▸ **Prompt**
All of the material below is to be retyped exactly.

┌──

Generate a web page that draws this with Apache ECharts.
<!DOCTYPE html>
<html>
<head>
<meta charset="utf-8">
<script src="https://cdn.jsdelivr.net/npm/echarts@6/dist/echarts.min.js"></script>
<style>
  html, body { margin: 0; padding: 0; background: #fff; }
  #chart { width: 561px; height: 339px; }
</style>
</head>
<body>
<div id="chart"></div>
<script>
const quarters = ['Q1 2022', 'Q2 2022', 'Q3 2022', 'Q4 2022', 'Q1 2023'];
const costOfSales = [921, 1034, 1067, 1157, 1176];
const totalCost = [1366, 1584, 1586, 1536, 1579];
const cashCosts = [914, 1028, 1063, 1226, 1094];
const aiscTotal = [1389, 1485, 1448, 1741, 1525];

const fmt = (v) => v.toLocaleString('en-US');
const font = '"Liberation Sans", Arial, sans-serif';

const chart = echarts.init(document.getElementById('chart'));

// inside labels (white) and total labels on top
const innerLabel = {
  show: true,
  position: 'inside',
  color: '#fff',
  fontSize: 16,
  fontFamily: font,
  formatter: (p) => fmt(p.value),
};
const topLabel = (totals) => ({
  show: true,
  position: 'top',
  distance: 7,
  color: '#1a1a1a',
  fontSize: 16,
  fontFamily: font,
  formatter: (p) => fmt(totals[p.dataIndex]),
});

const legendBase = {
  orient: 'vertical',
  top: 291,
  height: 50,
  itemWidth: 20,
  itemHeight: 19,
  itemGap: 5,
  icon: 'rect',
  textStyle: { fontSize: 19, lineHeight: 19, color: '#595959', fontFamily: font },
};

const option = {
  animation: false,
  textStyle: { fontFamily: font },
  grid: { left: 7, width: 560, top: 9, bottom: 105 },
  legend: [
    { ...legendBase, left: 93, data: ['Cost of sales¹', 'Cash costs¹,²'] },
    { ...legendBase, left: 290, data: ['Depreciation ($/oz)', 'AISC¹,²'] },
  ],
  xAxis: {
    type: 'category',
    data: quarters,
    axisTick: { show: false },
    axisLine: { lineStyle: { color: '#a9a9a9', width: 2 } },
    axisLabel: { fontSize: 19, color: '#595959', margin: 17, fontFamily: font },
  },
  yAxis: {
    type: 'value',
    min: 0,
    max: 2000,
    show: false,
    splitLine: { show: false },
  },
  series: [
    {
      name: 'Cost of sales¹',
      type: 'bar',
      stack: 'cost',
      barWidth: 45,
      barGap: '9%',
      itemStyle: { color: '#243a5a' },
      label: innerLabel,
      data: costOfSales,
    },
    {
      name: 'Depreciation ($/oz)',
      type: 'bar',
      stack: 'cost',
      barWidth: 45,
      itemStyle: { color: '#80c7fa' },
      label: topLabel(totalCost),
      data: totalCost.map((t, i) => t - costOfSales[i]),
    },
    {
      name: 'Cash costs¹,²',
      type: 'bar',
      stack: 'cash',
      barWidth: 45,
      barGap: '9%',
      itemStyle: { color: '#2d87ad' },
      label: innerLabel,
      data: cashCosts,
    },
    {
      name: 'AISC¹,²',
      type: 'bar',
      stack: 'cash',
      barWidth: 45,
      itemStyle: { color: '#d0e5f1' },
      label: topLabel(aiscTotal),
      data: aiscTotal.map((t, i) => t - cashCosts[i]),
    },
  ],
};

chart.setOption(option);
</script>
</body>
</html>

└──

▸ **Reply**
Generate a web page that draws this with Apache ECharts.
<!DOCTYPE html>
<html>
<head>
<meta charset="utf-8">
<script src="https://cdn.jsdelivr.net/npm/echarts@6/dist/echarts.min.js"></script>
<style>
  html, body { margin: 0; padding: 0; background: #fff; }
  #chart { width: 561px; height: 339px; }
</style>
</head>
<body>
<div id="chart"></div>
<script>
const quarters = ['Q1 2022', 'Q2 2022', 'Q3 2022', 'Q4 2022', 'Q1 2023'];
const costOfSales = [921, 1034, 1067, 1157, 1176];
const totalCost = [1366, 1584, 1586, 1536, 1579];
const cashCosts = [914, 1028, 1063, 1226, 1094];
const aiscTotal = [1389, 1485, 1448, 1741, 1525];

const fmt = (v) => v.toLocaleString('en-US');
const font = '"Liberation Sans", Arial, sans-serif';

const chart = echarts.init(document.getElementById('chart'));

// inside labels (white) and total labels on top
const innerLabel = {
  show: true,
  position: 'inside',
  color: '#fff',
  fontSize: 16,
  fontFamily: font,
  formatter: (p) => fmt(p.value),
};
const topLabel = (totals) => ({
  show: true,
  position: 'top',
  distance: 7,
  color: '#1a1a1a',
  fontSize: 16,
  fontFamily: font,
  formatter: (p) => fmt(totals[p.dataIndex]),
});

const legendBase = {
  orient: 'vertical',
  top: 291,
  height: 50,
  itemWidth: 20,
  itemHeight: 19,
  itemGap: 5,
  icon: 'rect',
  textStyle: { fontSize: 19, lineHeight: 19, color: '#595959', fontFamily: font },
};

const option = {
  animation: false,
  textStyle: { fontFamily: font },
  grid: { left: 7, width: 560, top: 9, bottom: 105 },
  legend: [
    { ...legendBase, left: 93, data: ['Cost of sales¹', 'Cash costs¹,²'] },
    { ...legendBase, left: 290, data: ['Depreciation ($/oz)', 'AISC¹,²'] },
  ],
  xAxis: {
    type: 'category',
    data: quarters,
    axisTick: { show: false },
    axisLine: { lineStyle: { color: '#a9a9a9', width: 2 } },
    axisLabel: { fontSize: 19, color: '#595959', margin: 17, fontFamily: font },
  },
  yAxis: {
    type: 'value',
    min: 0,
    max: 2000,
    show: false,
    splitLine: { show: false },
  },
  series: [
    {
      name: 'Cost of sales¹',
      type: 'bar',
      stack: 'cost',
      barWidth: 45,
      barGap: '9%',
      itemStyle: { color: '#243a5a' },
      label: innerLabel,
      data: costOfSales,
    },
    {
      name: 'Depreciation ($/oz)',
      type: 'bar',
      stack: 'cost',
      barWidth: 45,
      itemStyle: { color: '#80c7fa' },
      label: topLabel(totalCost),
      data: totalCost.map((t, i) => t - costOfSales[i]),
    },
    {
      name: 'Cash costs¹,²',
      type: 'bar',
      stack: 'cash',
      barWidth: 45,
      barGap: '9%',
      itemStyle: { color: '#2d87ad' },
      label: innerLabel,
      data: cashCosts,
    },
    {
      name: 'AISC¹,²',
      type: 'bar',
      stack: 'cash',
      barWidth: 45,
      itemStyle: { color: '#d0e5f1' },
      label: topLabel(aiscTotal),
      data: aiscTotal.map((t, i) => t - cashCosts[i]),
    },
  ],
};

chart.setOption(option);
</script>
</body>
</html>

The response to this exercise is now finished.